Real-life optimization work
Posted Nov 2, 2005 23:31 UTC (Wed) by
stef70 (guest, #14813)
In reply to:
Real-life optimization work by jwb
Parent article:
All hail the speed demons (O'Reillynet)
Apart from the fact that in the 'good old time', application had far less features, I also believe that they were not as fast as we usually remember.
For example, my first experience on UNIX was on some SUN X stations with a 486 processors. I was really impressed by the speed of those 'beast' and by they graphic capabilities. Everything was fast on those machines.
I was upgraded to a newer SUN using a sparc processor.
After a few year, I had to work again on the 486.
The configuration (hardware+software) was exactly the same as before but everything was slow. I could clearly see the window redrawing themselves.
That obviously did not bother me a few years back.
About the clock applet: you should not trust an memory usage reported by the Linux kernel. In a desktop environment like Gnome, most of the memory is shared between applications and libraries. A more accurate way to evalute the memory footprint of the clock applet is to substract its SHARED memory from its RESIDENT memory. On my system (amd64) that gives 1.6MB.

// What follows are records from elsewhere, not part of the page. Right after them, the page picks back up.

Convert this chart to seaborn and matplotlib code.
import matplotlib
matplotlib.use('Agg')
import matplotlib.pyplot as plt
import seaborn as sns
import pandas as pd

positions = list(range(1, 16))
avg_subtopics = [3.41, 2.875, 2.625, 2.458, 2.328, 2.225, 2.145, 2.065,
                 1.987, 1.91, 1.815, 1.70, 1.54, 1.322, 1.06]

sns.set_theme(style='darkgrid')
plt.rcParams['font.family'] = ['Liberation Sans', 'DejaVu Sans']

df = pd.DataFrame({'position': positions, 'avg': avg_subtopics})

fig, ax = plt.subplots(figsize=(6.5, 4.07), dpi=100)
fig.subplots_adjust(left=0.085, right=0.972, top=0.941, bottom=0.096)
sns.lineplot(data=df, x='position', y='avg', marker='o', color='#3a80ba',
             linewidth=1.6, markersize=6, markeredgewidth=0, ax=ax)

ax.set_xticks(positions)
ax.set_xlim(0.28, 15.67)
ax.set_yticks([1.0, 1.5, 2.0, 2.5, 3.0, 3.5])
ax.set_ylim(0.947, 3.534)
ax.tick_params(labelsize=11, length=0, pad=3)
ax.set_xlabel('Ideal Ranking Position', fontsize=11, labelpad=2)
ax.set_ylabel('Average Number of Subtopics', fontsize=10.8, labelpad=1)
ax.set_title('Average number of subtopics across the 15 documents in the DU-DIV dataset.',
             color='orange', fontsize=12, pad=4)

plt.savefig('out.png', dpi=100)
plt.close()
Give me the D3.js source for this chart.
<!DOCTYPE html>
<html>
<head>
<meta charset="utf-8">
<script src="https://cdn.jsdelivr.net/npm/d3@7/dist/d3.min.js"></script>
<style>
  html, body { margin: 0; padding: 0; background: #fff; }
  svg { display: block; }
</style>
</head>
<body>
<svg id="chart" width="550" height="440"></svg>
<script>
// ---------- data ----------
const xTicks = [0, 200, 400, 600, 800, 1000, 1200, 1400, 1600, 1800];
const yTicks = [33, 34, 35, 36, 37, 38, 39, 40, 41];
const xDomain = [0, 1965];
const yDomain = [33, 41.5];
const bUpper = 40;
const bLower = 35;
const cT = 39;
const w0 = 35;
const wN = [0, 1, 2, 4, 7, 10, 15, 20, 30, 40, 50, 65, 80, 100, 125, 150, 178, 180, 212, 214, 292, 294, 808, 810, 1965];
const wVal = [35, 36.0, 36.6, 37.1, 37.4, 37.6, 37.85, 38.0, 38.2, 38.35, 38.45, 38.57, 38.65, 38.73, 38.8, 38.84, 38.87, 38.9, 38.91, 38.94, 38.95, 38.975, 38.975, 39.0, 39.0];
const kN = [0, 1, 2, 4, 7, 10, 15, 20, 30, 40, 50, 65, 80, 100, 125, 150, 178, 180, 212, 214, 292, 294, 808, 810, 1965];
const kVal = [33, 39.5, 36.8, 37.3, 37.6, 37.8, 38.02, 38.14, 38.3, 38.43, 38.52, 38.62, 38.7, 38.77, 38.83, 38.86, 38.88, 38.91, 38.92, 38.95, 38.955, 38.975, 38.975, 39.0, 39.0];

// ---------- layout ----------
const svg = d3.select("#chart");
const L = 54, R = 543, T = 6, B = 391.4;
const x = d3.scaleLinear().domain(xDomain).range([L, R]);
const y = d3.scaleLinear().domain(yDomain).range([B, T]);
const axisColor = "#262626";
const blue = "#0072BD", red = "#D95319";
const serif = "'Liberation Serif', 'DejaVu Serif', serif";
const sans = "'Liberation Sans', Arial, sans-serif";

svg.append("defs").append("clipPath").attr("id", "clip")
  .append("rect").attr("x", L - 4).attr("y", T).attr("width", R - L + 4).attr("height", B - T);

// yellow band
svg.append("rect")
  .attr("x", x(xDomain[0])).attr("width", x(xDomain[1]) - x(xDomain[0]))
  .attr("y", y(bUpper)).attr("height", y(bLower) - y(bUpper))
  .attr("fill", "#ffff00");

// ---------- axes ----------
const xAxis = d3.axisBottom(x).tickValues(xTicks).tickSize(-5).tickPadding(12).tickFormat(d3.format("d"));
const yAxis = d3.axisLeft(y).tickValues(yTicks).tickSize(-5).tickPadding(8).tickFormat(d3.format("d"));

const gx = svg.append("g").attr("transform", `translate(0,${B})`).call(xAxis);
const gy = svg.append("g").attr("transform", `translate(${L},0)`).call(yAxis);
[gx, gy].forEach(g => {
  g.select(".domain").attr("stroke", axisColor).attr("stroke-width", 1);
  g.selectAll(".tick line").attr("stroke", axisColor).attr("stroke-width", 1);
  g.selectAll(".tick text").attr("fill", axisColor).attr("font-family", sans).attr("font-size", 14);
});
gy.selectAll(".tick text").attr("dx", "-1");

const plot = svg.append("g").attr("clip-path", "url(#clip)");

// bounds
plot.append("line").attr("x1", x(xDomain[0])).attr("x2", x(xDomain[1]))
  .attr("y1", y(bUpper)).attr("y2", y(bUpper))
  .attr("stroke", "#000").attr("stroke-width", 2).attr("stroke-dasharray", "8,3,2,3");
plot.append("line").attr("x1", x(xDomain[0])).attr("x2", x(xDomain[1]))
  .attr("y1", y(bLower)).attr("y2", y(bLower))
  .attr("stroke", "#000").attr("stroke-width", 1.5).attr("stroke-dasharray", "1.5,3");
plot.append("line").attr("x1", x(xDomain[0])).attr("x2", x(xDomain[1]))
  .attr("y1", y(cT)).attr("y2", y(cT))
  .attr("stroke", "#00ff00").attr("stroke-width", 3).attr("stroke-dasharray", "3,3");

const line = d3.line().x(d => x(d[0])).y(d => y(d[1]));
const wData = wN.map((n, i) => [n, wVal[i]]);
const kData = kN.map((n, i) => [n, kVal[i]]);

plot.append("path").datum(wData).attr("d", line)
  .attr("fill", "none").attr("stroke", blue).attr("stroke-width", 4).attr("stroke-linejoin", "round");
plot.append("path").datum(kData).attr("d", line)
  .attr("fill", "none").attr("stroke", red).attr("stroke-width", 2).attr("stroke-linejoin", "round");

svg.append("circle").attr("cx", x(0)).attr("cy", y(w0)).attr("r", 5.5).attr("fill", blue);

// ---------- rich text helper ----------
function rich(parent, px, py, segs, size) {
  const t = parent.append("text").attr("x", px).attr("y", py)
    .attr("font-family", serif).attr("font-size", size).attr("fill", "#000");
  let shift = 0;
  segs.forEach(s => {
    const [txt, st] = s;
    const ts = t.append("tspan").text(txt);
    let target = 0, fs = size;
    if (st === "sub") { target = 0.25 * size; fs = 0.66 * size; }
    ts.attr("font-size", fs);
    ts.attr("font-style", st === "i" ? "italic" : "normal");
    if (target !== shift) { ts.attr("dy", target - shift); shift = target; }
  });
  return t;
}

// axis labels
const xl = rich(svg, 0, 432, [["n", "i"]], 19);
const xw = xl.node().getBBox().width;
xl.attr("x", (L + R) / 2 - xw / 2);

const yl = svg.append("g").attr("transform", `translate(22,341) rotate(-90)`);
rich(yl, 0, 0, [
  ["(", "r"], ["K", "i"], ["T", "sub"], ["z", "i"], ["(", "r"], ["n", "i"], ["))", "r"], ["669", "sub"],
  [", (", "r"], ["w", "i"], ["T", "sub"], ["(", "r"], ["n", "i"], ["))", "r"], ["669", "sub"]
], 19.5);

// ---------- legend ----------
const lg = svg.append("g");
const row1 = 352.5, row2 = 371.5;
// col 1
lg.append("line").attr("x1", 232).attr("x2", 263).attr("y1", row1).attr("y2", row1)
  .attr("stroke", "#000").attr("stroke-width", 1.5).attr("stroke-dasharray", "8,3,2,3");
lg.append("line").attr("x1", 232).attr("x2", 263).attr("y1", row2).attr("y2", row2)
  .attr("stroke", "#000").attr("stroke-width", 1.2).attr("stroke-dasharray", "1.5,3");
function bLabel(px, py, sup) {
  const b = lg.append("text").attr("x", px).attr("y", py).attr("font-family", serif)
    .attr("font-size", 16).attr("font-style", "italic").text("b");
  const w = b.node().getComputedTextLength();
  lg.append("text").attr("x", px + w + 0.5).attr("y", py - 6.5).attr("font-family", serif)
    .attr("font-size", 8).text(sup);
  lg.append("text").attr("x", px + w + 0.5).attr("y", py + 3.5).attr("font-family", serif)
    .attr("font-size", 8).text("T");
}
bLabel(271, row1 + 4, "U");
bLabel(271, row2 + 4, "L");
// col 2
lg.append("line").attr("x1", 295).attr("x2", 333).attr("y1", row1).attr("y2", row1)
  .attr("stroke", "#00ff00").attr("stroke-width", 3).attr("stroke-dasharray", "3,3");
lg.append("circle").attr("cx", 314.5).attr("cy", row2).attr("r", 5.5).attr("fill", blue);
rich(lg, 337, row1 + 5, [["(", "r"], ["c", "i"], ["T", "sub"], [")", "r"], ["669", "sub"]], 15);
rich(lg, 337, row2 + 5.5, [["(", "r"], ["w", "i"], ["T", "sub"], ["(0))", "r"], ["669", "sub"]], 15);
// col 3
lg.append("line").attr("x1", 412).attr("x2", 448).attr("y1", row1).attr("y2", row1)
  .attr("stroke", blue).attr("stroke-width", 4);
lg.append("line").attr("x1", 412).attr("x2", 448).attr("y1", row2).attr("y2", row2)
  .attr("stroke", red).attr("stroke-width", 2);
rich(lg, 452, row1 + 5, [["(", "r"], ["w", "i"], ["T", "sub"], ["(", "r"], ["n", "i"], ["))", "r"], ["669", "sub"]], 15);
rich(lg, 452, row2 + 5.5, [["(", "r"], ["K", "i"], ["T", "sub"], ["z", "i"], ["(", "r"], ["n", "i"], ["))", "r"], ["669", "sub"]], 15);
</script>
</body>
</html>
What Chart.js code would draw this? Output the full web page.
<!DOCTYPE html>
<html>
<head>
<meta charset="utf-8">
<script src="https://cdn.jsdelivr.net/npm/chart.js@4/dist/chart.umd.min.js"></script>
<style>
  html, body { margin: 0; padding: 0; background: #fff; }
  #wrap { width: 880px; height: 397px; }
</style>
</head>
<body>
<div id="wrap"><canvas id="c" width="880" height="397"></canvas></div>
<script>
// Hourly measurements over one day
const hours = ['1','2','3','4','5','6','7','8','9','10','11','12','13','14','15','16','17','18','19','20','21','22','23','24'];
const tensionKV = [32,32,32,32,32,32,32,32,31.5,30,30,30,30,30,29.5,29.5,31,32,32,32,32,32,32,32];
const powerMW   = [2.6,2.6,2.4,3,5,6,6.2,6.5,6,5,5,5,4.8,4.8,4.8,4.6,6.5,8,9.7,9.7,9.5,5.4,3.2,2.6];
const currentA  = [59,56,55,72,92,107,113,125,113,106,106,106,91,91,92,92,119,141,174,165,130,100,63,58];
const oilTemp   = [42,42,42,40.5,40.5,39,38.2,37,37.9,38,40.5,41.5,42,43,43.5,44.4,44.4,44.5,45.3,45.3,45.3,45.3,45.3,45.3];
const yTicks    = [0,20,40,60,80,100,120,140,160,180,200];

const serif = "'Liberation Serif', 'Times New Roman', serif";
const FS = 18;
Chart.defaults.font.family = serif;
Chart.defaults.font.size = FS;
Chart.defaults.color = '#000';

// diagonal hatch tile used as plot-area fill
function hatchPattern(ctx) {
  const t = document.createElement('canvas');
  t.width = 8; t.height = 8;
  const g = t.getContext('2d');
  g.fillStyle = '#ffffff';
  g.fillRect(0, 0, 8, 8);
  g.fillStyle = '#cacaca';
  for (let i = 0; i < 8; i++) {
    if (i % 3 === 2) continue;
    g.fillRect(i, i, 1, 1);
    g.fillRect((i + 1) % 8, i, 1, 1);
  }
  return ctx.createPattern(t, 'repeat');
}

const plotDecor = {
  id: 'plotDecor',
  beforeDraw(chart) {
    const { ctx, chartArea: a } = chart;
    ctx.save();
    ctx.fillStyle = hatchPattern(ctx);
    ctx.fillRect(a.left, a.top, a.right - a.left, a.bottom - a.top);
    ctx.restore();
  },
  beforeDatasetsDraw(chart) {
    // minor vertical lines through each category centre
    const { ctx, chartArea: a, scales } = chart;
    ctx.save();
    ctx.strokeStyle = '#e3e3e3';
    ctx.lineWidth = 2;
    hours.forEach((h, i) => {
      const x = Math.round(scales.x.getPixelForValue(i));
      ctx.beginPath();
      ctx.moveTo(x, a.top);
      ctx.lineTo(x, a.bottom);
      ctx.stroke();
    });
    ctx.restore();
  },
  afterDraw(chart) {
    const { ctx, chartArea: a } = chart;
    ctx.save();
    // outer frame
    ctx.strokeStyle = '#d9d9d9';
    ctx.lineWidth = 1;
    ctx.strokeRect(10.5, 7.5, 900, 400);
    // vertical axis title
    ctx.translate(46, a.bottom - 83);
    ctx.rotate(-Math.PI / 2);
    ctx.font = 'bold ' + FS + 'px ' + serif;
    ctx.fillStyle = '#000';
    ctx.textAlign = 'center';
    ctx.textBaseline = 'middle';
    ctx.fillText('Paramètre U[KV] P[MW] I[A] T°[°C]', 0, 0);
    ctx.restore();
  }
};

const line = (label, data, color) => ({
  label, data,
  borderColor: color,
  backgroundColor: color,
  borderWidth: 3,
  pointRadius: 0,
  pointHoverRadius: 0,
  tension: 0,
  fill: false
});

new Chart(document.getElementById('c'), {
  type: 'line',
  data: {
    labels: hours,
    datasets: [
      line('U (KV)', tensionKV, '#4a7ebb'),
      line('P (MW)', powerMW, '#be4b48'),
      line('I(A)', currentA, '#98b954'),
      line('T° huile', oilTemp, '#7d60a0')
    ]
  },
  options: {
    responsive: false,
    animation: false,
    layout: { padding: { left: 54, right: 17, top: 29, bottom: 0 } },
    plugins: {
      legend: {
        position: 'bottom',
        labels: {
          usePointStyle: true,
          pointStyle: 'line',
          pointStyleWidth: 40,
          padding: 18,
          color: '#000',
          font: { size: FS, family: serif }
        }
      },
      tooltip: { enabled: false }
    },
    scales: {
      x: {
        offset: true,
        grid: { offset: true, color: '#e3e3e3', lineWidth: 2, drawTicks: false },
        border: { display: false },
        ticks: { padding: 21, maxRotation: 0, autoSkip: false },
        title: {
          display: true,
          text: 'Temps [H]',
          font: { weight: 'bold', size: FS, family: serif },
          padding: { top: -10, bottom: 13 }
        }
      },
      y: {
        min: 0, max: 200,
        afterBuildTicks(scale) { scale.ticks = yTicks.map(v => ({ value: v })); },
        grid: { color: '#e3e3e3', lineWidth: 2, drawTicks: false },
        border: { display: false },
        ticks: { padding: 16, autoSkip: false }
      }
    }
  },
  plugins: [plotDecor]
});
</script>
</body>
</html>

Even 1.6MB is quite a lot for a simple clock.
A quick look in the memory map shows that about half of it is used by the clock applet itself (HEAP+STACK). The rest is used by the non-readonly segments (and so non-shared) of the shared libraries.
I think that the problem is the large number of shared library liked with each Gnome applications.
My clock applet is using 84 shared library.
Each shared lib requires at least one page (4KB) of non-shared memory for its non-constant global data. That's a minimum of 4K * 84 = 336K.
In practice, you should at least double or triple that number since some libraries use more that 4KB of non-constant global data.
The sad part is that most of the libraries are probably never used by the clock applet so that memory is allocated for nothing.
For example, does the clock really need an XML parser? libxml2 and libexpat are using 36KB+12KB of non shared memory.
And what to think of libgpg, libcrypt & libk5crypto in a clock applet?